Island activist co-authors book about electrifying nation’s railroads

Vashon’s own Bill Moyer, executive director of the Backbone Campaign, has co-authored a book calling for the electrification of the nation’s railroads. He presented the book to islanders at an event Sunday.

The book on the subject was released this month after three years of research and discussion with track engineers, economists, climate specialists, railway workers and electrical experts. “Solutionary Rail – A people-powered campaign to electrify America’s railroads and open corridors to a clean energy future” went on sale at Amazon earlier this month and explores the possibility of, and necessity for, cutting ties between railroads and fossil fuels.

“The goal is to use the book as a public education tool to gather folks onboard and form a non-ideological group that would unify around railroads,” Moyer said. “I’m not doing this because I’m a rail buff, I’m doing it because I’m a change agent.”

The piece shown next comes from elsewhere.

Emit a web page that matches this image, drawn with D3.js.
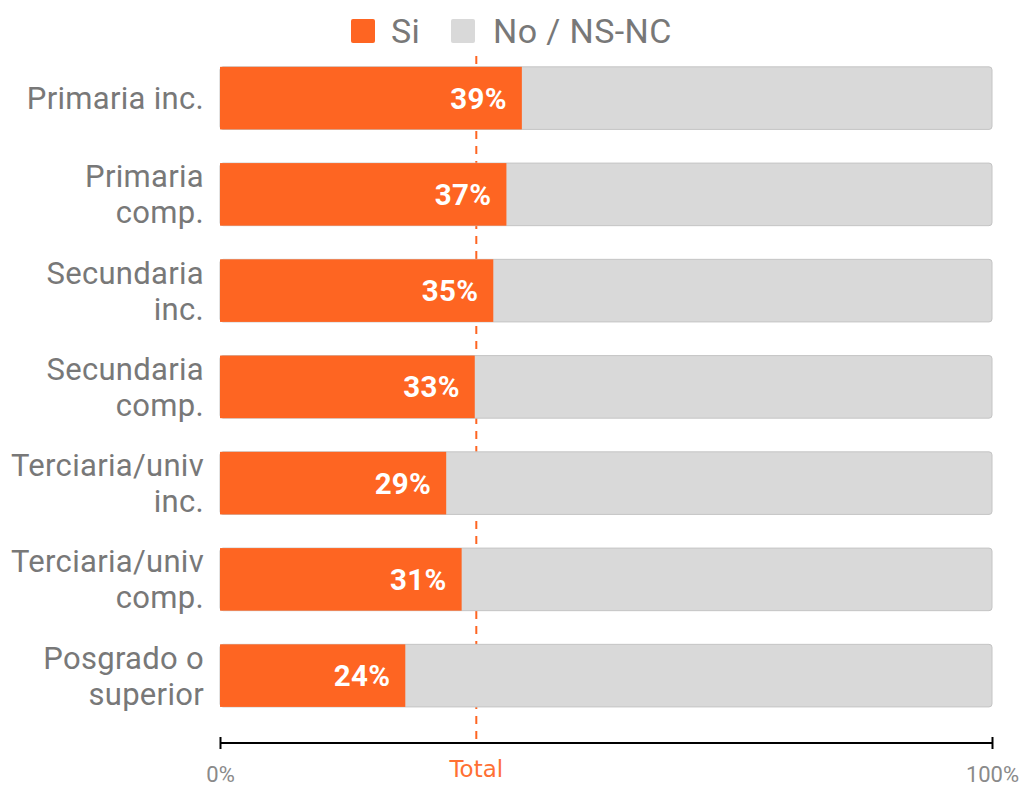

The book centers on the way railroads have changed through the years, from being the nation’s most important mode of transportation in the 1920s, to their current role as a secondary mode of transportation mostly for freight, due to the creation of freeways and interstates in the 1950s. The business model also changed with the times. During the 1960s and 70s, many railroad companies were either purchased by stronger ones or simply went bankrupt. Today, railroads are privately owned — Warren Buffett owns BNSF, for example, along with shares of Union Pacific and Norfolk Southern.

“Railroads used to play such an important role,” Moyer said. “When we built freeways, the business model dissolved and railroads became dependent on shipping coal and, most recently, oil transportation. The faster, more efficient electrified railroad would pull high-value freight off of trucks on the highway and back to the tracks — displacing coal/fossil fuel commodities as a customer — breaking the railroads dependence on that customer.”

Moyer is calling for a shift away from fossil fuels and toward electrification and more public ownership. He believes government loans and grants for renewable energy projects can begin the process of bringing railroads back into the modern age.

“After 35 years of privatizing, this is a plan for making a fresh investment that enhances public infrastructure. I feel like we’ve fallen in love with our (cars); They encourage isolation. Trains are better for communities, and if we could run them on renewable energy … we can revitalize the rural economy,” he said.

The book is the most recent project of the Backbone Campaign — a Vashon-based activist organization. The Campaign’s Amy Morrison said the organization has been “very involved with saying, ‘no’ to turning the Pacific Northwest into a fuel transport corridor,” and this book was born out of that activism and a conversation with a rail laborer.

“A few years ago, a rail laborer … challenged us to green up BNSF,” Morrison said.

Morrison said the “non-ideological” group the book aims to help form can put pressure on the nation’s new president in his first 100 days.

“We wanted something we could stand behind, instead of just saying, ‘no,’” Morrison said.